Plaintiff's counsel will need to file an Objection to Arbitration with the court. If the plaintiff does not oppose the motion, any objections are waived. McNeil v. Black, 61 N.C. App. 305 (1983). Additionally, the plaintiff will need to argue standard contract defenses. Such defenses include: lack of capacity, lack of authority, substantive and procedural unconscionability, etc. If the defense motion to compel arbitration is denied, then it is immediately appealable. Pick an arbitrator that has nursing home litigation experience. As long as such conflicts are disclosed, there is favorable North Carolina case law for defeating a challenge to our selection. Thomas v. Howard, 51 N.C. App. 350 (1981) In federal court under the FAA, there is a split in authorities among the different jurisdictions but the Commonwealth case is the lead case. Commonwealth Coatings Corp., v.
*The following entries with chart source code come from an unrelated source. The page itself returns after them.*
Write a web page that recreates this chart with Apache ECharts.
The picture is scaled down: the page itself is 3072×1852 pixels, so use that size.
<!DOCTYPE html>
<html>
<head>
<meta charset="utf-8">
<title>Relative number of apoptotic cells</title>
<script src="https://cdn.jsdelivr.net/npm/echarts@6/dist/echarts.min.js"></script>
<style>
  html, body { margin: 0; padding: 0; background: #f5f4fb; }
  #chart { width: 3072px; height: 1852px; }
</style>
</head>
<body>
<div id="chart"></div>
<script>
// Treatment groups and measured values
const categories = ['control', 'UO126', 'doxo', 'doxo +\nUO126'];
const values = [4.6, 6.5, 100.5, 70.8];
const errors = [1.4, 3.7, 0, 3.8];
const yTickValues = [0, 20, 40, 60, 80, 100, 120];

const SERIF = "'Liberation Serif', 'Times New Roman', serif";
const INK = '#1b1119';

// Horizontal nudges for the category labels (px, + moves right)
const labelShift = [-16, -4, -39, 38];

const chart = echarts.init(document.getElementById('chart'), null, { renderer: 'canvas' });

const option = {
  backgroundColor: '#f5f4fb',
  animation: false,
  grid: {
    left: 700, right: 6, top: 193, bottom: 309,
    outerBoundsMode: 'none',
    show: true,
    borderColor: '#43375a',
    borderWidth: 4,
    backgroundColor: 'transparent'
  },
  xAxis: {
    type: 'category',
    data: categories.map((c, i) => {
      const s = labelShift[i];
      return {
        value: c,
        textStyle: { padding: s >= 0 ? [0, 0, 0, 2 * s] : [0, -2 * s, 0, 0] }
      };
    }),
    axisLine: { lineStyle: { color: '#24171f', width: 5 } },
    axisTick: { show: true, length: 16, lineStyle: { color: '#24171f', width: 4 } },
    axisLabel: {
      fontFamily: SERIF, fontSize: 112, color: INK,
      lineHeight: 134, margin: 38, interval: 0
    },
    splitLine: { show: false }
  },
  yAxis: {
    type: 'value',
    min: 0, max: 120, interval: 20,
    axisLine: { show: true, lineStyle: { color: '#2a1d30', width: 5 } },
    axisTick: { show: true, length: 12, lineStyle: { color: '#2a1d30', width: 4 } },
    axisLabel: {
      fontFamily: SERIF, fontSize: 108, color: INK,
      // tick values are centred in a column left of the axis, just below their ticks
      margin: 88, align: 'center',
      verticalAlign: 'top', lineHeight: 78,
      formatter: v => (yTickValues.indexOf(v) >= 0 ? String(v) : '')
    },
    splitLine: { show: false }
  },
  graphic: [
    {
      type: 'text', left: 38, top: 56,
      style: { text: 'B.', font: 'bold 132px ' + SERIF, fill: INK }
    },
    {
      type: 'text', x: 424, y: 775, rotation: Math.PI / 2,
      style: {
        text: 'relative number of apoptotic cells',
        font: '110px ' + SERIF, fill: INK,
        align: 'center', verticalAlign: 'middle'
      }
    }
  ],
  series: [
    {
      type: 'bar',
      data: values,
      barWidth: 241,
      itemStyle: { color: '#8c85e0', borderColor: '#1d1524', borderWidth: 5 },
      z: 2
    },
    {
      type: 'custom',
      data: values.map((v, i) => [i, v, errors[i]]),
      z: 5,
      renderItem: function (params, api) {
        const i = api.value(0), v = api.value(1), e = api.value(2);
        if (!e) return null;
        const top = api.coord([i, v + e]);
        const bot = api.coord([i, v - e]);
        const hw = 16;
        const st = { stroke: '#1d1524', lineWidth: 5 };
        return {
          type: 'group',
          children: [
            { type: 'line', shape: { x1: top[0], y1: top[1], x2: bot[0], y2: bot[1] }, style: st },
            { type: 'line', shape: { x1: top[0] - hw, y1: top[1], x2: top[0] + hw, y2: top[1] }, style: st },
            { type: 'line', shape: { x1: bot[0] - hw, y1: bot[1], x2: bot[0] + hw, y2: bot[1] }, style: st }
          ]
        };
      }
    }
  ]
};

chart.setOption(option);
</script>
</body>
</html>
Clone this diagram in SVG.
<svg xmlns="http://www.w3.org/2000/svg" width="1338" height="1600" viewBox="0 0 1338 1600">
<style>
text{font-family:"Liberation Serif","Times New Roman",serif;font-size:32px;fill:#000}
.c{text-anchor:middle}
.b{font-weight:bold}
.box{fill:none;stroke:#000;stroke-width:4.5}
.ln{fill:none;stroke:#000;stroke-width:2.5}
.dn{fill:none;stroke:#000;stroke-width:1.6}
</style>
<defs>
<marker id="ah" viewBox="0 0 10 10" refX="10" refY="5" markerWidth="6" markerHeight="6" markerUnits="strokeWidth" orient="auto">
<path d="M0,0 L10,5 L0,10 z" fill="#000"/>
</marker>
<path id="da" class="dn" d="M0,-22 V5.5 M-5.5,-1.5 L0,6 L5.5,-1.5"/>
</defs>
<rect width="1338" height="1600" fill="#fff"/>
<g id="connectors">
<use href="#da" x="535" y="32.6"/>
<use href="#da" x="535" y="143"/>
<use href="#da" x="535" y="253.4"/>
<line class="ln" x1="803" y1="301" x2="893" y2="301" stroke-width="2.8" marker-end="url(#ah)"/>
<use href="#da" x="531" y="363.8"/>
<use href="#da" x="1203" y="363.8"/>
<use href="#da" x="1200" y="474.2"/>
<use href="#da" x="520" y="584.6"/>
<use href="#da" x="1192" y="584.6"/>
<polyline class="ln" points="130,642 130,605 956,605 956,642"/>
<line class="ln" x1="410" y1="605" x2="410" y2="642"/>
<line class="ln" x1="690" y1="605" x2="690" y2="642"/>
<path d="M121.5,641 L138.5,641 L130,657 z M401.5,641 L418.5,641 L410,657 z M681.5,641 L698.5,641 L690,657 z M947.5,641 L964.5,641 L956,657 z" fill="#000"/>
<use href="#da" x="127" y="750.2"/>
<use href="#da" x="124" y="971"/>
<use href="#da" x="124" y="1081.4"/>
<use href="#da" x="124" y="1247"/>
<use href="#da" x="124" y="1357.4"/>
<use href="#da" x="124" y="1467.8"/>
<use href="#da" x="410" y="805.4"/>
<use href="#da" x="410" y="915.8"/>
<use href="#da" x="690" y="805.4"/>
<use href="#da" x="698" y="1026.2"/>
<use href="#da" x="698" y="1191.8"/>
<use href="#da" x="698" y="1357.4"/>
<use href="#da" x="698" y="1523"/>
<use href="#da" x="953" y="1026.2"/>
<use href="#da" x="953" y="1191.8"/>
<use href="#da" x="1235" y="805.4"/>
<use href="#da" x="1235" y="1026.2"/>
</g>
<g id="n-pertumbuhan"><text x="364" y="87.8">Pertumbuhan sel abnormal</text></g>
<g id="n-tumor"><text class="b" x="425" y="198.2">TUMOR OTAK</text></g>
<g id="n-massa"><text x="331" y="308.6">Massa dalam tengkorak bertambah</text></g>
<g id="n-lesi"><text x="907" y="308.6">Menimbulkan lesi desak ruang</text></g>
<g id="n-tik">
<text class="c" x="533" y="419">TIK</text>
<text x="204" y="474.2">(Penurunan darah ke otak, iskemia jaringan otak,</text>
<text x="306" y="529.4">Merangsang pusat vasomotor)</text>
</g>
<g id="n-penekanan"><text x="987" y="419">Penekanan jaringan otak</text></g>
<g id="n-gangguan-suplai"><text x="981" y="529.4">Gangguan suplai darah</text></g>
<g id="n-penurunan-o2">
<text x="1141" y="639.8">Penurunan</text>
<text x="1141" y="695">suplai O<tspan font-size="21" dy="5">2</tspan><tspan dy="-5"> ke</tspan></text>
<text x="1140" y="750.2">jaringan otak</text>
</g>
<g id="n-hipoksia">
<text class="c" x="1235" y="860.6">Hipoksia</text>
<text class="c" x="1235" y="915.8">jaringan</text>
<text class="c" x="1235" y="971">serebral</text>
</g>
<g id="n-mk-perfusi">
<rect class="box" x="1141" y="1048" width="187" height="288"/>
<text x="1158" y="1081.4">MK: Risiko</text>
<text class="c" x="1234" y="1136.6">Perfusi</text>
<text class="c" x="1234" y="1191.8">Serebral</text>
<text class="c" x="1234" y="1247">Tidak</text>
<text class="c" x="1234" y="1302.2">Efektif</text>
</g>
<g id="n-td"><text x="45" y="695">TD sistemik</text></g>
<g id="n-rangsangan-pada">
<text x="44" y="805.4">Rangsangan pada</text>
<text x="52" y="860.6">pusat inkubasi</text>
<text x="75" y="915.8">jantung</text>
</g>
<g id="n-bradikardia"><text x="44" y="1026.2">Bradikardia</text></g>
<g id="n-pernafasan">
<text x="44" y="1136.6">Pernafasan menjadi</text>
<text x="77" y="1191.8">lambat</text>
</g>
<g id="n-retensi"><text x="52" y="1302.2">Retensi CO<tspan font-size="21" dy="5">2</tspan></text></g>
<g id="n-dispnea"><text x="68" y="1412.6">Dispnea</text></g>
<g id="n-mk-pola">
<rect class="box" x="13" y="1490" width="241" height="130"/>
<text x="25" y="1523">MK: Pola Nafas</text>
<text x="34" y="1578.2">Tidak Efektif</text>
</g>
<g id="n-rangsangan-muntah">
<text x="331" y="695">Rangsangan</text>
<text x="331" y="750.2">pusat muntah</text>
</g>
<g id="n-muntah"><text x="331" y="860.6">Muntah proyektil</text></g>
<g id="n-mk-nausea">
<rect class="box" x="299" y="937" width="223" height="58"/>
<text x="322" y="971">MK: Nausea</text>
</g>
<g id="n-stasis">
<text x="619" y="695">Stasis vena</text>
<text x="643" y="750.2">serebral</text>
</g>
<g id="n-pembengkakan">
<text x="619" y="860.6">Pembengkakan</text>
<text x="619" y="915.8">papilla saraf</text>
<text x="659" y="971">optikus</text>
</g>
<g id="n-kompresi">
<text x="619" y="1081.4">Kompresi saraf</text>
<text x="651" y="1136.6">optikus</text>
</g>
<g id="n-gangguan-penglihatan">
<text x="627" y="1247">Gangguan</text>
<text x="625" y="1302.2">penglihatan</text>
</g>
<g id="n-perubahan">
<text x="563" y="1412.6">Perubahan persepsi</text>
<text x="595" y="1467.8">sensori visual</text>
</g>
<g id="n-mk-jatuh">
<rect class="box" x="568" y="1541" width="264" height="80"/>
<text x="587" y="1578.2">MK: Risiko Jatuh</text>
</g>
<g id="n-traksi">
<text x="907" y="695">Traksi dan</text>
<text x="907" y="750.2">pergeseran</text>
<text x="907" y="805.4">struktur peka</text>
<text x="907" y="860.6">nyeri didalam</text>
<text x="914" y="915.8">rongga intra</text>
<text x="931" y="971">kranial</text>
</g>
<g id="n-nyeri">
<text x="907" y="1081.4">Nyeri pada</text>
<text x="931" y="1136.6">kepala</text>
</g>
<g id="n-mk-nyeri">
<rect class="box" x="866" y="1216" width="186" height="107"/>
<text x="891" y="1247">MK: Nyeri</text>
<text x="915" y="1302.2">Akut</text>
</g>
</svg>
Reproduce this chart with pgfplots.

Continental Casualty Co., 393 U.S. 145 (1968) There is no appeal on the merits of the award.
Don't screw up the case
First, make sure that your experts are prepared and qualified. The expert will need to comply with NCGS 90-21.12, Rules 9(j) and 702. First, per NCGS 90-21.12, the expert will need to be familiar with the standard of care for that particular community during that time period. In all nursing homes, you need to turn and position patients- period. However, the North Carolina rules require that the expert specifically know the local standard and apply it. Second, per Rule 9(j) the expert must be reasonably expected to qualify as an expert and willing to testify that the nursing home breached the standard of care. You must put this in the complaint. Third, the expert will need to comply with Rule 702. The expert will need to have spent the majority of her time the year prior to the injury either treating patients or teaching. Fourth, sue the right corporations- it is a shell game.